**WORK TO DO:** Go through the data below and copy it exactly, skipping every picture.

**DATASET SECTION:**
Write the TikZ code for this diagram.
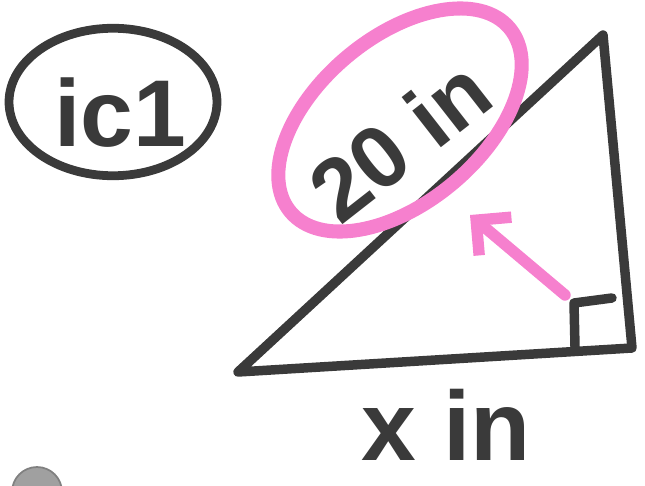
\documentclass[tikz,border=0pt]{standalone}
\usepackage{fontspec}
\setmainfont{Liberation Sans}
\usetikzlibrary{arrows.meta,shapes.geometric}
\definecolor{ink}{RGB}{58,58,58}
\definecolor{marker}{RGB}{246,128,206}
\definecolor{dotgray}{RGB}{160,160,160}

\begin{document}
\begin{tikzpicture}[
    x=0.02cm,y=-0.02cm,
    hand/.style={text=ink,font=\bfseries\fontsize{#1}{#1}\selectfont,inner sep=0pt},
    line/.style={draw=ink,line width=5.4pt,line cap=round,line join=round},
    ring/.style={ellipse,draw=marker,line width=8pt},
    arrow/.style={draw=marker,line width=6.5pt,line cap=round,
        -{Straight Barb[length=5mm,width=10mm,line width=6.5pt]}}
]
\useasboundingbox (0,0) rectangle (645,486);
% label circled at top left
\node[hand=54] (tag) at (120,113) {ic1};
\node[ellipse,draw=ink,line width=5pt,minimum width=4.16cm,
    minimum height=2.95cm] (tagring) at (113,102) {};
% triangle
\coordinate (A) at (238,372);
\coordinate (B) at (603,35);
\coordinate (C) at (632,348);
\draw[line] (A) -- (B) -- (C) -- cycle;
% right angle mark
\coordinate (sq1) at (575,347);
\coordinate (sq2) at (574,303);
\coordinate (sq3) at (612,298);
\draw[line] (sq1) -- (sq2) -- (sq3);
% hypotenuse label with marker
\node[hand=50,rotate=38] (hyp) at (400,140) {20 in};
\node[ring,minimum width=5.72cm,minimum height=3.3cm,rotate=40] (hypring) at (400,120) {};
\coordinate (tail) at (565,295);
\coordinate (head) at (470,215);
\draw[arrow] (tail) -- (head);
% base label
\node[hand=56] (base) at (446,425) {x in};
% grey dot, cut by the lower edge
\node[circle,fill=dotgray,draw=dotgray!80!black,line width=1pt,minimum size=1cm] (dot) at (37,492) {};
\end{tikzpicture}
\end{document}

**TASK RESULT:**
Write the TikZ code for this diagram.
\documentclass[tikz,border=0pt]{standalone}
\usepackage{fontspec}
\setmainfont{Liberation Sans}
\usetikzlibrary{arrows.meta,shapes.geometric}
\definecolor{ink}{RGB}{58,58,58}
\definecolor{marker}{RGB}{246,128,206}
\definecolor{dotgray}{RGB}{160,160,160}

\begin{document}
\begin{tikzpicture}[
    x=0.02cm,y=-0.02cm,
    hand/.style={text=ink,font=\bfseries\fontsize{#1}{#1}\selectfont,inner sep=0pt},
    line/.style={draw=ink,line width=5.4pt,line cap=round,line join=round},
    ring/.style={ellipse,draw=marker,line width=8pt},
    arrow/.style={draw=marker,line width=6.5pt,line cap=round,
        -{Straight Barb[length=5mm,width=10mm,line width=6.5pt]}}
]
\useasboundingbox (0,0) rectangle (645,486);
% label circled at top left
\node[hand=54] (tag) at (120,113) {ic1};
\node[ellipse,draw=ink,line width=5pt,minimum width=4.16cm,
    minimum height=2.95cm] (tagring) at (113,102) {};
% triangle
\coordinate (A) at (238,372);
\coordinate (B) at (603,35);
\coordinate (C) at (632,348);
\draw[line] (A) -- (B) -- (C) -- cycle;
% right angle mark
\coordinate (sq1) at (575,347);
\coordinate (sq2) at (574,303);
\coordinate (sq3) at (612,298);
\draw[line] (sq1) -- (sq2) -- (sq3);
% hypotenuse label with marker
\node[hand=50,rotate=38] (hyp) at (400,140) {20 in};
\node[ring,minimum width=5.72cm,minimum height=3.3cm,rotate=40] (hypring) at (400,120) {};
\coordinate (tail) at (565,295);
\coordinate (head) at (470,215);
\draw[arrow] (tail) -- (head);
% base label
\node[hand=56] (base) at (446,425) {x in};
% grey dot, cut by the lower edge
\node[circle,fill=dotgray,draw=dotgray!80!black,line width=1pt,minimum size=1cm] (dot) at (37,492) {};
\end{tikzpicture}
\end{document}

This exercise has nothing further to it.